Yerçekimsel hesaplamalar, bu yeni bulunan yıldızın, kara deliğin patlayan bir yıldız ya da süpernova yoluyla doğmuş olması durumunda bu hassas sistemde kalamayacağını gösteriyor. Eğer öyle olsaydı, uzak yıldız patlamanın şok dalgası ile sistemden fırlatılırdı. Bunun yerine ekip, kara deliğin, diğer iki yıldıza eşlik eden devasa bir üçüncü yıldızın yavaş yavaş çökmesiyle oluşmuş olabileceğini öne sürüyor.
MIT’den astrofizikçi ve çalışmanın baş yazarı Kevin Burdge, bu olasılığın “kara delik evrimi için oldukça heyecan verici” olduğunu belirtti ve “Çoğu kara deliğin şiddetli yıldız patlamalarından oluştuğunu düşünüyoruz, ancak bu keşif bu düşünceyi sorgulamamıza yardımcı oluyor” dedi.
Yeni gözlemlenen bu üçlü sistemdeki kara delik, V404 Cygni, Güneş’in yaklaşık dokuz katı kütleye sahip ve Samanyolu’nda, Dünya’dan yaklaşık 8.000 ışık yılı uzaklıkta bulunuyor. 1992’de ilk kez gözlemlenen bu kara delik, o zamandan beri kapsamlı bir şekilde incelenmiştir. Bilim insanları ayrıca kara deliğin yakınındaki yıldıza, her 6,5 günde bir kara deliğin etrafında dönen ve yavaş yavaş devasa partneri tarafından yutulmakta olan bu yıldıza uzun zamandır aşinaydı.

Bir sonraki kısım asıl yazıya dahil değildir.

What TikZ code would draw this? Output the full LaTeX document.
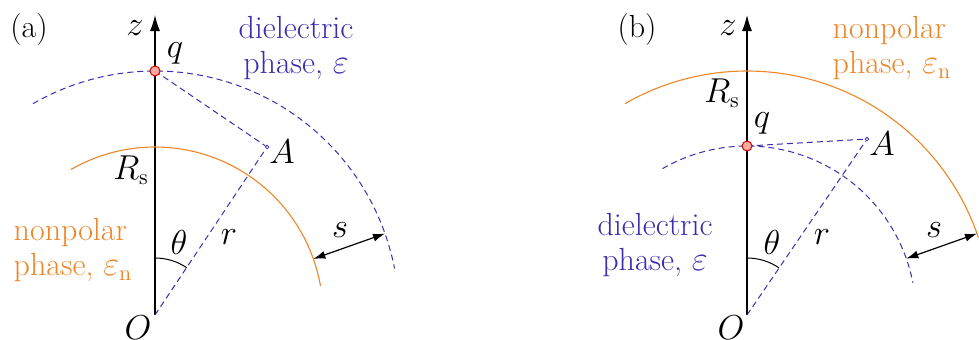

Bu nedenle, V404 Cygni’nin görüntüleri yeniden incelendiğinde ve kara deliğin etrafında 3.500 astronomik birim (AU) uzaklıkta, yani Pluto’nun Güneş etrafında döndüğü mesafenin yaklaşık 90 katı kadar uzakta ikinci bir yıldız keşfedildiğinde çalışmanın yazarları şaşkına döndüler. Bu mesafede, yeni keşfedilen yıldızın V404 Cygni’nin etrafında tam bir dönüş yapması muhtemelen 70.000 yıldan fazla sürüyor.
Ekip, son on yılda iki yıldızın hareketlerini karşılaştırdı ve her iki yıldızın “tam olarak uyum içinde” hareket ettiğini, böylece birbirlerine ve V404 Cygni’ye yerçekimsel olarak bağlı olduklarını kanıtladı. Araştırmacılara göre, yıldızların bu şekilde hareket etme ihtimali yerçekimsel olarak bağlı olmadan 10 milyonda bir.
Burdge, “Bu neredeyse kesinlikle bir tesadüf ya da kaza değil” dedi. “Birbirini takip eden iki yıldız görüyoruz çünkü bu zayıf yerçekimi bağı ile bağlılar. Bu nedenle, bu bir üçlü sistem olmak zorunda.”
Bu, araştırmacıların bir kara delik üçlüsü bulduğunu düşündüğü ilk sefer değil. 2020’de, Dünya’ya yaklaşık 1.000 ışık yılı uzaklıkta iki yıldız tarafından çevrelenmiş bir kara delik olduğu düşünülen bir keşif yapıldı ve bu, kara deliğin bize en yakın kara delik olabileceğini düşündürdü. Ancak sonraki gözlemler, bu sistemin aslında gazları yavaşça daha küçük bir partner yıldızdan çalan bir “vampir yıldız” içeren ikili bir sistem olduğunu ortaya çıkardı.
Eğer V404 Cygni, araştırmacıların şüphelendiği gibi yavaş yavaş çökme yoluyla oluşmuşsa, ekip bu tuhaf kara deliğin iki yıldız doğduktan sonraki son 4 milyar yıl içinde doğduğuna inanıyor.
Son birkaç yılda, araştırmacılar yavaş yavaş çöküşün, kara deliklerin düşündüğümüzden daha yaygın bir oluşum mekanizması olabileceğinden şüphelenmeye başladılar. Mart ayında, astronomların son zamanlarda izini kaybettikleri “kaybolan yıldızların” bu mekanizma ile açıklanabileceği önerildi. Yeni bulgular da bu ihtimali destekliyor.